Professor Subhash Mahajan

Address: 

Department of Chemical Engineering and Materials Science
University of California, Davis

Date: 

Friday, October 31, 2014 - 4:00pm

Location: 

ESB 1001

Host: 

Professor Bob Odette

The group III arsenides and phosphides crystallize in the zinc-blende (ZB) structure, whereas the III group nitrides have the wurtzitic (WZ) structure. The ZB structure consists of two interpenetrating FCC sub-lattices that are displaced from each other by a/4 <III>, where “a” is the lattice parameter of the layer; the WZ structure also consists of two interpenetrating HCP sub-lattices that are also displaced from each other. In both structures, the group III species occupy one-sub-lattice, whereas the group V atoms reside on the second sub-lattice.

The binary arsenides, phosphides and nitrides have discrete band gaps.
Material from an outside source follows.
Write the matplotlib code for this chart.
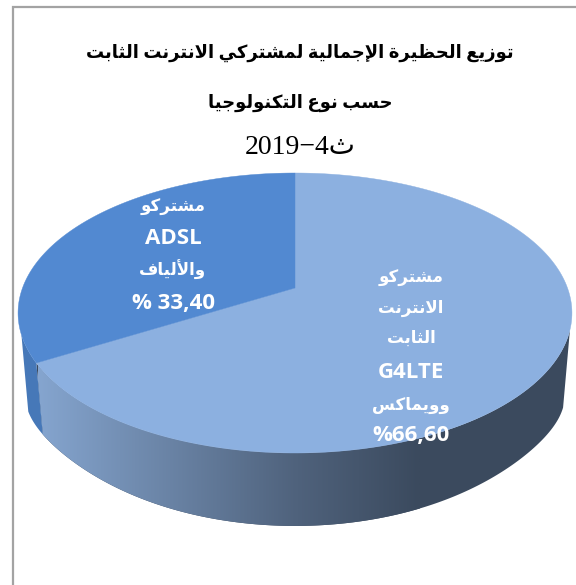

The binaries are mixed to produce ternary and quaternary layers that have band gaps in between those of the binaries. The question is: are the atomic species distributed at random on their respective sub-lattices? We will show experimentally that they are not. Two types of deviations from randomness are observed in the two material systems: phase separation and atomic ordering. Phase separation is observed in mixed layers that contain atomic species differing in their covalent tetrahedral radii. In arsenides and phosphides, atomic ordering is caused by (2x4) surface reconstruction that biases the occupation of sub-surface sites by atoms differing in their tetrahedral radii. At present, the occurrence of ordering in the nitrides is not well understood.

Phase separation and ordering affects electronic and optical properties of the layers.